Got it! She felt slightly better, having just figured it out instead of having to hear A.J. explain to her the vital hole in the theory. “No chance for Prometheus, is that your point?”

“Oh, excellent, you got both references.” His rejoinder wasn’t sarcastic – one thing about A.J., he liked people to figure things out.

“What do you mean?” Helen asked.

Maddie answered. “It’s the first objection that came to me, too. The key to civilization as we know it really rests on two things, and one of them is the control of fire.
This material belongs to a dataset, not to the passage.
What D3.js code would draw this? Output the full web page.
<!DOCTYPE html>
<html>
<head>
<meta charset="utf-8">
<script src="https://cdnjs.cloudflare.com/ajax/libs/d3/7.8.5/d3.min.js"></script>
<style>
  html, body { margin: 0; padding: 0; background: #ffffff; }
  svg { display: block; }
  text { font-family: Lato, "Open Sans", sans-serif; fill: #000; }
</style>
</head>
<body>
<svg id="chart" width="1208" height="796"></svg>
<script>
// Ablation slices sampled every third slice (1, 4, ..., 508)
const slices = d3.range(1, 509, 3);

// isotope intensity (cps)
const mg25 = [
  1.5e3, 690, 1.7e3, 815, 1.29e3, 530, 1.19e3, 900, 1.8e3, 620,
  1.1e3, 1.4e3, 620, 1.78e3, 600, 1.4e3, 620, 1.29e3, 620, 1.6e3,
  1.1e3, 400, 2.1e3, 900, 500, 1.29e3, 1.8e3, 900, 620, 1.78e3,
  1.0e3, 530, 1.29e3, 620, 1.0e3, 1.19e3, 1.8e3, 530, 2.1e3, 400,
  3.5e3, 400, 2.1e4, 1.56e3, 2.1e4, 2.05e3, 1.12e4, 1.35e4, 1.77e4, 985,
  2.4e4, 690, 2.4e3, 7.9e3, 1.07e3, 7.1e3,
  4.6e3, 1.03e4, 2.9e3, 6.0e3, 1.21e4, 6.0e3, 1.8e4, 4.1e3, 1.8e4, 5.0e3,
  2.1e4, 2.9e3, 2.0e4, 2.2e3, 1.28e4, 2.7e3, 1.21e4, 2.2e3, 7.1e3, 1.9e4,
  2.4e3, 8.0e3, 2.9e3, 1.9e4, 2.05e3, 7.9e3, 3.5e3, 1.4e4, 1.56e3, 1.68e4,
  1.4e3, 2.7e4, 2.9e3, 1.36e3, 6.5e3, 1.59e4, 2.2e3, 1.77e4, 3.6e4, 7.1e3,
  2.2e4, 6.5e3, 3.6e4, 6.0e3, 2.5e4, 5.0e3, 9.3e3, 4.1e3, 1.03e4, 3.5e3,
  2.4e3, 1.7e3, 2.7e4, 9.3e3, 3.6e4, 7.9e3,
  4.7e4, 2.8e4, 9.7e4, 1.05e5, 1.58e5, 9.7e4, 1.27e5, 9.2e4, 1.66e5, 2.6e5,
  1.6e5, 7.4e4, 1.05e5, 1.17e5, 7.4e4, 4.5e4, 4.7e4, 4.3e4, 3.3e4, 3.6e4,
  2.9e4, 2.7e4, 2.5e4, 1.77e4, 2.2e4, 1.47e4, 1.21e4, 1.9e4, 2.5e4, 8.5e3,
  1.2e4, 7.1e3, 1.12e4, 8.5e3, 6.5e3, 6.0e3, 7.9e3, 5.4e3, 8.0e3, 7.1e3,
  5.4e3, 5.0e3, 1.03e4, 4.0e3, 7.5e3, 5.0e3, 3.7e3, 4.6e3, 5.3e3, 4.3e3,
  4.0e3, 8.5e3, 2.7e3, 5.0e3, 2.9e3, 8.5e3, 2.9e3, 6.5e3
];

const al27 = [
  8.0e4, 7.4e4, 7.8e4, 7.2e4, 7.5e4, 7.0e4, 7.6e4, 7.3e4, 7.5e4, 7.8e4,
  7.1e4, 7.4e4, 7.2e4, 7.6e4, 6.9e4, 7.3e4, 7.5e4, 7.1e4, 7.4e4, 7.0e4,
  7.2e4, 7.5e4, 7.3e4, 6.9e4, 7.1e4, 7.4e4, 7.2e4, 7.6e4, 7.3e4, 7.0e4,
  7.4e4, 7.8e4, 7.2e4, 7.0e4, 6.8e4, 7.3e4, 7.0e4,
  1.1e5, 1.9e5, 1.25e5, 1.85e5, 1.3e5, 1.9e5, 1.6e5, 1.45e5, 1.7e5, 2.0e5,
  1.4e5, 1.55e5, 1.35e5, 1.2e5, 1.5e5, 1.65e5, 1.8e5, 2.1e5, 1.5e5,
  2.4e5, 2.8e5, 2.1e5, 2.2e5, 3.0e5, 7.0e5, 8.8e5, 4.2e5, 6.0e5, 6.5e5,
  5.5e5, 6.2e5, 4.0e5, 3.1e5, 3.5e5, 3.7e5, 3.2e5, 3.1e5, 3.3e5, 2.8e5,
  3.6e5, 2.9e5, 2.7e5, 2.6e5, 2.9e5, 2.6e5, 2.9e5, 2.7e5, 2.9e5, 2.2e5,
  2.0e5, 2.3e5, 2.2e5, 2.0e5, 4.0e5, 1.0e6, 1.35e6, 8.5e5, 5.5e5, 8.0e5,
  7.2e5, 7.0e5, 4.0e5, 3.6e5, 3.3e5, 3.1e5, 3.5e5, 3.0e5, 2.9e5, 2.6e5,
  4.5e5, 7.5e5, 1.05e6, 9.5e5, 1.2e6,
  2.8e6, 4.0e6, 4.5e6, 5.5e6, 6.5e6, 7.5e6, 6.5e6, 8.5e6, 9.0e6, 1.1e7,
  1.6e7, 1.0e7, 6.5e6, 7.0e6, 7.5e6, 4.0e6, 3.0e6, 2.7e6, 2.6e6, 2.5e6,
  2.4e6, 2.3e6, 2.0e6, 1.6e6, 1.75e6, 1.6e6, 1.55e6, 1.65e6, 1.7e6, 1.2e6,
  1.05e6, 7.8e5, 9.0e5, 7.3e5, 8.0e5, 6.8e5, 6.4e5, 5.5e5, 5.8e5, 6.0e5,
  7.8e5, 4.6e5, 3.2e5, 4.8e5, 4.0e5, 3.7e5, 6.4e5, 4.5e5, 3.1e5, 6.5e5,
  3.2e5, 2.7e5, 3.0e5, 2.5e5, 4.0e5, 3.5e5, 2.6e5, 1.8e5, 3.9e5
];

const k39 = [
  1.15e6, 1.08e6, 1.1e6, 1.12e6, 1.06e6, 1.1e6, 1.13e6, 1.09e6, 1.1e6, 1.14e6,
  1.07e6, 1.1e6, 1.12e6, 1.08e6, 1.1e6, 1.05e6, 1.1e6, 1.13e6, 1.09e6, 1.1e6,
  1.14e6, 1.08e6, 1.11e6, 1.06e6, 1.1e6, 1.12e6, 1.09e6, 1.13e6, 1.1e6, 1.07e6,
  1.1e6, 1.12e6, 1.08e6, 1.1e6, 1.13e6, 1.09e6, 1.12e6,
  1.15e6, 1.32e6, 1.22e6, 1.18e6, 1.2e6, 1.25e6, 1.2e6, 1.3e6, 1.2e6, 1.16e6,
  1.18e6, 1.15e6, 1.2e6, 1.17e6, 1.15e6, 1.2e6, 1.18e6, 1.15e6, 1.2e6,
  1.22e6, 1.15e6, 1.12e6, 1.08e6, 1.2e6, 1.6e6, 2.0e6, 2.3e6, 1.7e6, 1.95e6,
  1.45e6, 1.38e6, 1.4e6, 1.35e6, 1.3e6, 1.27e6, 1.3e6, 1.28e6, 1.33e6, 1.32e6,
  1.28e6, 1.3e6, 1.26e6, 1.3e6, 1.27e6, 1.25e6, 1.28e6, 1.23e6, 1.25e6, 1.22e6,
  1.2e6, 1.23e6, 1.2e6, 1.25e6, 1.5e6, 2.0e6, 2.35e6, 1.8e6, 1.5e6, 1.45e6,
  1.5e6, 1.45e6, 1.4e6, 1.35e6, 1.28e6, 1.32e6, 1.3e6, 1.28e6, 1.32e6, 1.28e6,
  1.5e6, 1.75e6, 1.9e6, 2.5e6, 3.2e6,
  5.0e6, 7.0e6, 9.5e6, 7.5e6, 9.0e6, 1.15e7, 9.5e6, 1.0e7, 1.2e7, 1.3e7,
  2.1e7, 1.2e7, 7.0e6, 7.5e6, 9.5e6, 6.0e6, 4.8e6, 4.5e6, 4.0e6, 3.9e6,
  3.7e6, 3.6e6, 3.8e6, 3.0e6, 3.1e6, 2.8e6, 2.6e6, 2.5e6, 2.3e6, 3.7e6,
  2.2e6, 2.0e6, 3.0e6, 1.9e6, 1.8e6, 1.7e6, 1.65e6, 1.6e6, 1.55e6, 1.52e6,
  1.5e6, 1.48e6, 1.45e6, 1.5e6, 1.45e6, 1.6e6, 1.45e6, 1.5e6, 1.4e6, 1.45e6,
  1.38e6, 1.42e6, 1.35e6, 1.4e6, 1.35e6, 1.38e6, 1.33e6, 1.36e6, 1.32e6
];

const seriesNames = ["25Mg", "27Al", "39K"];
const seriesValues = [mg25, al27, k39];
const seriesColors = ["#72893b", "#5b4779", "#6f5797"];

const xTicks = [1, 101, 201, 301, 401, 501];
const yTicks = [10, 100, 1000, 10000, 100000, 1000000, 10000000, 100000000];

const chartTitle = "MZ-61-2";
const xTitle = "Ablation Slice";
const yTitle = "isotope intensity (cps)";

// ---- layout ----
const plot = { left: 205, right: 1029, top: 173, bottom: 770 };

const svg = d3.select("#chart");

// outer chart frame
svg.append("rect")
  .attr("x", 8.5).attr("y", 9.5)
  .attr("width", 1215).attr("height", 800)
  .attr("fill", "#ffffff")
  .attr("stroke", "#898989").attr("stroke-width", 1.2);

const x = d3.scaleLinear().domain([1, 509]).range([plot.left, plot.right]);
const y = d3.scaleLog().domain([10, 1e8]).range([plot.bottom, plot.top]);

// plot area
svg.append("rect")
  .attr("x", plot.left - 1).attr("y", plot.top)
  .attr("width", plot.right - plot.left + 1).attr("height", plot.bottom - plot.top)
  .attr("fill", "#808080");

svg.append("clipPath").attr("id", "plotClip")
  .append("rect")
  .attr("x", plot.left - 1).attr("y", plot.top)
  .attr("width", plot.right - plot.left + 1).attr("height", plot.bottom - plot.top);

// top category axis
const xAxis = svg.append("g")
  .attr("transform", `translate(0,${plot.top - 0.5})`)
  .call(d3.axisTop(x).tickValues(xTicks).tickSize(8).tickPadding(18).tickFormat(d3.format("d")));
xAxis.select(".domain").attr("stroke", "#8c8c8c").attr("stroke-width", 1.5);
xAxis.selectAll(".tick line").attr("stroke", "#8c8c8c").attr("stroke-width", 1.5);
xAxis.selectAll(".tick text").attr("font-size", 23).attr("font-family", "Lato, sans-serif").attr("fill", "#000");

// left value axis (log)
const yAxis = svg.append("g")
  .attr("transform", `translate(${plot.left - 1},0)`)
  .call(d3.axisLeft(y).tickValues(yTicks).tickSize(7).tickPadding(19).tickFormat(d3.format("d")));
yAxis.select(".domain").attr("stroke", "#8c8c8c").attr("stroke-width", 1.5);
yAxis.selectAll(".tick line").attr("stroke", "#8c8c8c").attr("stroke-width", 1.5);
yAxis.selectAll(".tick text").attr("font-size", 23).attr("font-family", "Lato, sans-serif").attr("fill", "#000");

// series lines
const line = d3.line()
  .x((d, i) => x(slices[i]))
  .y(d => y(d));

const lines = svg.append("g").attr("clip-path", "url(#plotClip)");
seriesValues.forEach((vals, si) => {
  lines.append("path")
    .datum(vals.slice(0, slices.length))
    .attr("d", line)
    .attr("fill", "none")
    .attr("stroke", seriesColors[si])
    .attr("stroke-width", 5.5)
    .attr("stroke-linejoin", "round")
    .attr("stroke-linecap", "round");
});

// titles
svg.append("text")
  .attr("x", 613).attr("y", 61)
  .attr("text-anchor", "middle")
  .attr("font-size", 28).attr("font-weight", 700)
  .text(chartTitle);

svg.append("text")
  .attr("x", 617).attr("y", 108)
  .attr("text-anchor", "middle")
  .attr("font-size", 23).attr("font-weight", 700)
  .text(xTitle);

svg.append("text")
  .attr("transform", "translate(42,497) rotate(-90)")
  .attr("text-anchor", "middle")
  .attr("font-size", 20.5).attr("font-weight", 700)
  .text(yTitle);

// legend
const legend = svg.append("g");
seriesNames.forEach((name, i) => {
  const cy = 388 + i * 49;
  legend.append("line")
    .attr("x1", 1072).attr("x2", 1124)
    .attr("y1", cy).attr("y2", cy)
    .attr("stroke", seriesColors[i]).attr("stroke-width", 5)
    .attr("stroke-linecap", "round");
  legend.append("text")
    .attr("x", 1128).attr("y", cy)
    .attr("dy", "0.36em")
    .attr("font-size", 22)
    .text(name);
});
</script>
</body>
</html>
How do you refine metal, manufacture a spaceship or tools or do any of a thousand other things when you can’t build a fire, smelt ore, and so on because you’re always underwater?”

“And I just thought of another,” Helen said. “A more fatal one overall, actually, and I have to admit the ‘no fire’ objection is pretty close to fatal. Bemmie was an evolved amphibious form. But there isn’t any land here.”

“Oh, duh,” A.J. said. “There I went coming up with the clever scientific objection and you figure out one that’s so much more basic that I needn’t have bothered. So that’s that; they had to have evolved on a planet that, like ours, had an open water ocean and an oxygen-rich atmosphere, since all indications are they breathed air like ours, and they went from making fire to building starships, breaking the lightspeed barrier to travel across the galaxy. Or at least the local stars.”

“Eh?” Jackie said. “A.J., I seem to remember you accepting – way back on Mars, after we first finished looking over the Vault – that they’d come here using some kind of STL tech.”

“I did, but I’ve re-thunk it,” he said. “These guys could come all the way to another solar system with enough stuff to set up at least one and probably two major research facilities. They had enough time and resources involved that they could end up in a major war, and someone who won could do all that and then build the damn Vault as a message … and walk off.” She could see his tiny image shake its head. “No, I reverse my old pronouncement; I’ll bet everything I’ve got that they had something that was either FTL, or that violated some other rule of our known physics enough to make travelling to another solar system no harder than travelling to another planet in this system.”

“So… why didn’t they ever come back here, finish whatever work the side that won was doing?” Joe asked.

“No answer to that yet,” A.J. admitted, “or, rather, there’s about a thousand answers to that and I haven’t really got anything that gives us a clue as to which answer we want.”

“Doesn’t really matter now,” Helen said sensibly. “What’s important is we’re all alive to ask the questions. And that it looks like we’re going to stay that way and keep asking them a while longer.”

“As long as we keep working,” Jackie said, reminding herself as much as everyone else. “Horst, I think we’d better go up and start looking at the areas we’re going to need to prep for Nebula Storm’s lockdown.”

“You and Mia had better do that,” Horst said. “We need to get the first load back to Europa Base so they can build the centrifuge, and I can start bringing Odin back lots of loads of water for Odin to use. It’s time to start launch prep.”

She realized that he was right; if Athena was finished refilling Nebula Storm’s tanks, it was time to start ferrying reaction mass from Europa to Odin. “You’re right. Okay, Mia, let’s get moving!”

She swung out of her chair and propelled herself quickly towards the far exit, where her spacesuit hung on velcro, waiting. We’re really making progress!